When words sting, Love redeems

Whether we are "outside" observers of some discord or in the thick of the fray ourselves, our prayer shows us the healing Christ at work.

Raw emotion crackled over the telephone wires. One friend was furious with another friend and was telling me about it in words that stung. I have never been very good in the face of anger, and I churned inwardly and shook outwardly, struggling for the balance of unconditional, unqualified love for both of my friends.

As I continued listening to the unhappy outpouring, I realized that what I was actually hearing was a cry to be loved. With my whole heart I prayerfully insisted that the Christ, revealing God's unconditional love for each of His children, was present to meet the human need.
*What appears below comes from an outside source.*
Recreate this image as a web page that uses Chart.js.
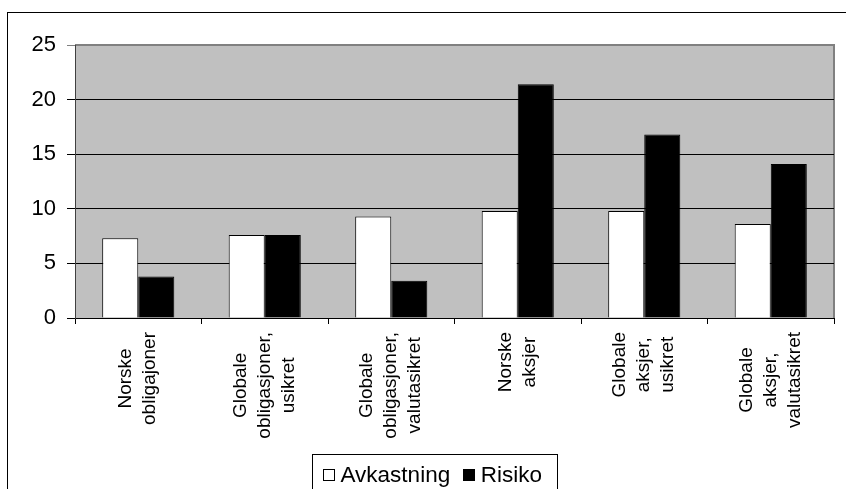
<!DOCTYPE html>
<html>
<head>
<meta charset="utf-8">
<script src="https://cdn.jsdelivr.net/npm/chart.js@4/dist/chart.umd.min.js"></script>
<style>
  html, body { margin: 0; padding: 0; background: #fff; }
  #wrap { width: 846px; height: 489px; position: relative; }
</style>
</head>
<body>
<div id="wrap"><canvas id="c" width="846" height="489"></canvas></div>
<script>
// Asset classes (each label split into its display lines)
const categories = [
  ['Norske', 'obligajoner'],
  ['Globale', 'obligasjoner,', 'usikret'],
  ['Globale', 'obligasjoner,', 'valutasikret'],
  ['Norske', 'aksjer'],
  ['Globale', 'aksjer,', 'usikret'],
  ['Globale', 'aksjer,', 'valutasikret']
];
const seriesNames = ['Avkastning', 'Risiko'];
const avkastning = [7.3, 7.6, 9.3, 9.8, 9.8, 8.6];
const risiko = [3.8, 7.6, 3.4, 21.4, 16.8, 14.1];
const yTicks = [0, 5, 10, 15, 20, 25];

const FONT = '"Liberation Sans", Arial, Helvetica, sans-serif';

// Outer frame, grey plot background and plot border
const backdrop = {
  id: 'backdrop',
  beforeDraw(chart) {
    const ctx = chart.ctx, a = chart.chartArea;
    ctx.save();
    ctx.strokeStyle = '#000';
    ctx.lineWidth = 1;
    ctx.strokeRect(7.5, 12.5, 1000, 1000);
    ctx.fillStyle = '#C0C0C0';
    ctx.fillRect(a.left, a.top, a.right - a.left, a.bottom - a.top);
    ctx.strokeStyle = '#808080';
    ctx.lineWidth = 2;
    ctx.beginPath();
    ctx.moveTo(a.left, a.top);
    ctx.lineTo(a.right, a.top);
    ctx.lineTo(a.right, a.bottom);
    ctx.stroke();
    ctx.restore();
  }
};

// Vertical category labels, lines centred on each other
const verticalLabels = {
  id: 'verticalLabels',
  afterDraw(chart) {
    const ctx = chart.ctx, xs = chart.scales.x;
    const lineH = 24;
    ctx.save();
    ctx.font = '19px ' + FONT;
    ctx.fillStyle = '#000';
    ctx.textAlign = 'center';
    ctx.textBaseline = 'middle';
    chart.data.labels.forEach((lines, i) => {
      const x = xs.getPixelForValue(i);
      const maxW = Math.max(...lines.map(l => ctx.measureText(l).width));
      ctx.save();
      ctx.translate(x, chart.chartArea.bottom + 14);
      ctx.rotate(-Math.PI / 2);
      lines.forEach((l, j) => {
        ctx.fillText(l, -maxW / 2, (j - (lines.length - 1) / 2) * lineH);
      });
      ctx.restore();
    });
    ctx.restore();
  }
};

// Boxed legend below the labels
const boxedLegend = {
  id: 'boxedLegend',
  afterDraw(chart) {
    const ctx = chart.ctx;
    ctx.save();
    ctx.font = '22.5px ' + FONT;
    ctx.textBaseline = 'alphabetic';
    ctx.textAlign = 'left';
    const boxL = 312.5, boxT = 454.5, pad = 10, mk = 12, gap = 6, itemGap = 12.5;
    let x = boxL + pad;
    chart.data.datasets.forEach((ds) => {
      const mx = Math.round(x);
      ctx.fillStyle = ds.backgroundColor;
      ctx.fillRect(mx, 469, mk, mk);
      ctx.strokeStyle = '#000';
      ctx.lineWidth = 1;
      ctx.strokeRect(mx + 0.5, 469.5, mk - 1, mk - 1);
      ctx.fillStyle = '#000';
      ctx.fillText(ds.label, x + mk + gap, 482);
      x += mk + gap + ctx.measureText(ds.label).width + itemGap;
    });
    const boxR = Math.round(x - itemGap + 15) + 0.5;
    ctx.strokeStyle = '#000';
    ctx.lineWidth = 1;
    ctx.strokeRect(boxL, boxT, boxR - boxL, 100);
    ctx.restore();
  }
};

new Chart(document.getElementById('c'), {
  type: 'bar',
  data: {
    labels: categories,
    datasets: [
      { label: seriesNames[0], data: avkastning, backgroundColor: '#FFFFFF', borderColor: '#000', borderWidth: 1 },
      { label: seriesNames[1], data: risiko, backgroundColor: '#000000', borderColor: '#000', borderWidth: 1 }
    ]
  },
  options: {
    responsive: false,
    animation: false,
    devicePixelRatio: 1,
    layout: { padding: { left: 0, top: 45, right: 12, bottom: 141 } },
    datasets: { bar: { categoryPercentage: 0.57, barPercentage: 1.0 } },
    plugins: { legend: { display: false }, tooltip: { enabled: false } },
    scales: {
      x: {
        grid: { display: true, offset: true, drawOnChartArea: false, drawTicks: true, tickLength: 6, color: '#000' },
        border: { display: true, color: '#000', width: 1 },
        ticks: { display: false },
        afterFit(scale) { scale.height = 30; }
      },
      y: {
        min: 0,
        max: 25,
        afterBuildTicks(scale) { scale.ticks = yTicks.map(v => ({ value: v })); },
        ticks: { color: '#000', font: { family: FONT, size: 22 }, padding: 11 },
        grid: {
          color: (c) => (c.tick && c.tick.value === 25 ? '#808080' : '#000'),
          tickLength: 8,
          lineWidth: 1
        },
        border: { display: true, color: '#404040', width: 1 },
        afterFit(scale) { scale.width = 75; }
      }
    }
  },
  plugins: [backdrop, verticalLabels, boxedLegend]
});
</script>
</body>
</html>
This freely given love is God's grace, and it is our daily bread if we will seek the Giver.

I also realized that Christly prayer includes taking up a cross. A hymn in the Christian Science Hymnal instructs:

Take up thy cross, the Saviour said,
If thou wouldst my disciple be;
Thyself deny, the world forsake,
And humbly follow after me. Hymnal, No. 325 .

I recognized that if I was to get through this difficult conversation with a dear friend, I had better be willing to do some cross-bearing. Optimum cross-bearing conditions, according to the hymn, are denying self and forsaking the world.

I knew, then, I didn't have to indulge a personal reaction to what I was hearing. "I will love, if another hates. I will gain a balance on the side of good, my true being" Miscellaneous Writings, p. 104. are words of Mrs. Eddy's that I took to heart. Such love is not of human origin, nor is it a human talent or capacity. Hatred does not unbalance it, for it reflects the divine Love that uplifts and balances present experience.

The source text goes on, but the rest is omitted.